I plan to release my HDL as a collaborative project once I’ve got enough done to share out. currently I’ve got the HDL finished for the combinational circuit that makes bitstream BLC processing efficient with word-oriented memory hardware, and I’m doing debugging on the buffer that grabs words from memory and offsets them if they represent a term that isn’t word-aligned (which is a pretty simple circuit so I’m surprised I’ve managed to implement so many bugs). there’s quite a bit left to go! IO is still a sticking point — I know how I want to do it, but I can’t quite imagine how memory and runtime state will look after the machine reads or writes a bit.

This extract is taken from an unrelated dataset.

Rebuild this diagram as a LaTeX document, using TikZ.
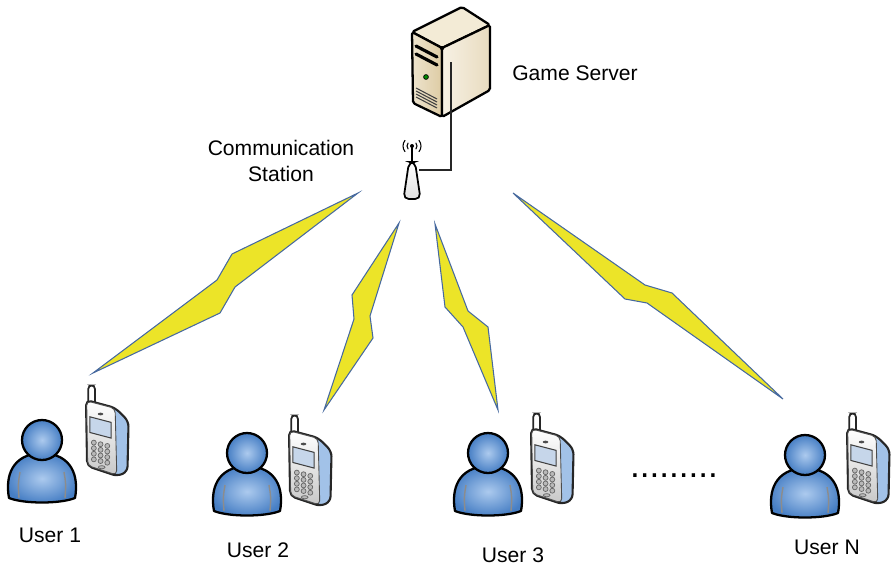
\documentclass[tikz,border=0pt]{standalone}
\usepackage{fontspec}
\setmainfont{Liberation Sans}
\definecolor{boltyellow}{RGB}{236,228,40}
\definecolor{boltedge}{RGB}{70,105,160}
\definecolor{userblue}{RGB}{70,126,196}
\definecolor{userlight}{RGB}{172,202,238}
\definecolor{phoneside}{RGB}{162,194,232}
\definecolor{phonegray}{RGB}{200,200,200}
\definecolor{screenblue}{RGB}{198,214,234}
\definecolor{srvfront}{RGB}{222,204,164}
\definecolor{srvtop}{RGB}{243,235,214}
\definecolor{srvside}{RGB}{247,241,228}
\usetikzlibrary{positioning}

\begin{document}
\begin{tikzpicture}[x=0.02cm, y=-0.02cm, every node/.style={font=\fontsize{12}{14.7}\selectfont},
  bolt/.style={fill=boltyellow, draw=boltedge, line width=0.6pt, line join=miter},
  outline/.style={draw=black, line width=1.3pt, line join=round},
  crease/.style={draw=black!45, line width=0.8pt},
  key/.style={draw=black!60, fill=gray!55, line width=0.4pt},
  pics/person/.style={code={
    \path[outline, inner color=userlight, outer color=userblue] (-33,58) .. controls (-37,36) and (-30,14) .. (0,13) .. controls (30,14) and (37,36) .. (33,58) .. controls (18,64) and (-18,64) .. cycle;
    \draw[crease] (-22,32) .. controls (-24,44) .. (-23,58);
    \draw[crease] (22,32) .. controls (24,44) .. (23,58);
    \path[outline, inner color=userlight, outer color=userblue] (0,0) circle (20);
  }},
  pics/phone/.style={code={
    \draw[black!85, line width=1pt, fill=white, rounded corners=2pt] (2,6) rectangle (8,-13);
    \draw[black!85, line width=1.2pt, fill=phoneside, rounded corners=3pt] (0,0) -- (26,7) -- (38,19) -- (37,64) -- (28,68) -- (1,59) -- cycle;
    \draw[black!70, line width=0.5pt, top color=white, bottom color=phonegray, rounded corners=2.5pt] (0.6,0.8) -- (26,7.5) -- (27.5,67) -- (1.5,58.5) -- cycle;
    \draw[black!75, line width=0.6pt, fill=screenblue] (3.5,15) -- (22.5,20) -- (22.5,34) -- (3.5,29) -- cycle;
    \fill[black!70] (13,12.5) ellipse (2.5 and 1.2);
    \foreach \c in {0,1,2}
      \foreach \r in {0,1,2,3}
        \path[key] (7+6*\c, 38+5*\r+1.5*\c) circle (2.2);
    \path[key] (14,60) ellipse (3 and 1.4);
  }}]
\useasboundingbox (0,0) rectangle (891,568);

% server tower
\draw[outline, fill=srvtop, rounded corners=1pt] (412,32) -- (462,7) -- (490,25) -- (442,48) -- cycle;
\draw[outline, left color=srvfront!55!white, right color=srvfront, rounded corners=1pt] (412,32) -- (442,48) -- (442,117) -- (413,103) -- cycle;
\draw[outline, left color=srvside, right color=srvfront!70!white, rounded corners=1pt] (442,48) -- (490,25) -- (490,90) -- (442,117) -- cycle;
\draw[line width=1.8pt, line cap=round] (416,46) -- (437,57);
\draw[line width=1.8pt, line cap=round] (416,54) -- (437,65);
\draw[black, fill=green!55!black, line width=0.4pt] (426,77) circle (2.4);
\foreach \k in {0,1,2,3}
  \draw[black!75, line width=0.6pt] (416,88+3*\k) -- (437,99+3*\k);
\node[anchor=center] (srvlbl) at (575,73) {Game Server};

% antenna
\draw[black, line width=0.9pt] (412,162) -- (412,147);
\fill (412,146) circle (2);
\foreach \r in {5,9} {
  \draw[black, line width=0.6pt] (412,146) ++(40:\r) arc (40:-40:\r);
  \draw[black, line width=0.6pt] (412,146) ++(140:\r) arc (140:220:\r);
}
\draw[black, line width=1pt, top color=white, bottom color=black!12, rounded corners=3pt] (409,162) -- (415,162) -- (420.5,199) -- (403.5,199) -- cycle;
\node[align=center] (stnlbl) at (281,161) {Communication\\Station};

% cable from server to antenna
\coordinate (srvport) at (451,62);
\coordinate (antport) at (418.5,170);
\draw[black!85, line width=0.8pt] (srvport) |- (antport);

% wireless links
\draw[bolt] (358,193) -- (232,254) -- (217,280) -- (93,373) -- (220,313) -- (235,287) -- cycle;
\draw[bolt] (399,223) -- (352,295) -- (354,319) -- (324,410) -- (373,338) -- (370,316) -- cycle;
\draw[bolt] (435,224) -- (445,307) -- (463,327) -- (498,410) -- (488,327) -- (468,311) -- cycle;
\draw[bolt] (513,193) -- (645,285) -- (672,293) -- (783,399) -- (647,303) -- (625,299) -- cycle;

% users with handsets
\pic[scale=1.12] (ph1) at (86,400) {phone};
\pic (usr1) at (42,440) {person};
\node (lbl1) at (50,535) {User 1};

\pic[scale=1.12] (ph2) at (289,430) {phone};
\pic (usr2) at (247,453) {person};
\node (lbl2) at (258,550) {User 2};

\pic[scale=1.12] (ph3) at (531,428) {phone};
\pic (usr3) at (488,453) {person};
\node (lbl3) at (513,555) {User 3};

\node[font=\fontsize{20}{24}\selectfont, anchor=base] (more) at (674,477) {.........};

\pic[scale=1.12] (phN) at (847,428) {phone};
\pic (usrN) at (805,455) {person};
\node (lblN) at (827,547) {User N};
\end{tikzpicture}
\end{document}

that seems awesome! I really like that it can do auto-parallelization, and I want to check out how it optimizes lambda terms. for now my machine model is a pretty straightforward Krivine machine with some inspiration taken from the Next 700 Krivine Machines paper, which seems likely to yield a machine that can be implemented as circuitry. that paper decomposes Krivine-like machine models down into combinators, which can be seen as opcodes, microinstructions, or (in my case) operations that that need to be performed on memory during a particular machine state.
once I’ve got the basic machine defined, I’d like to come back to something like HVM as a higher performance lambda calculus machine and see what can be adopted. one of their memory invariants in particular (the guarantee that each closure is only used once) maps really well to my mental model of what I imagine a hardware parallel lambda calculus machine would be like
I found LambdaLisp from your mastodon post and was immediately intrigued. I'm going to try and run it to get a better understanding of how the IO system works, and maybe even cook up my own BLC interpreter to run it! The hardware stuff is definitely out of my depth, but this may be a great chance to learn.
that’s a great idea! the only BLC VMs I know of are written in a very obscure style (Tromp’s especially — his first interpreter was an entry into the International Obfuscated C Code Contest and he only posted the (relatively) unobfuscated one later) and I think there’s plenty of room for something written to be more comprehensible. I’m also not aware of any VM that implements
call-cc
from Krivine’s original paper, which has interesting applications. and of course, all the Krivine machines I know are relatively slow and very memory-inefficient — but there’s low hanging fruit here that can make things better.one thing I might take on is implementing a visual krivine machine — something with a GUI that shows its current state and a graph of all the closures in memory. that would be a big boon for my current work, and I might see if I could graft something like that onto the simulation testbench for my HDL implementation.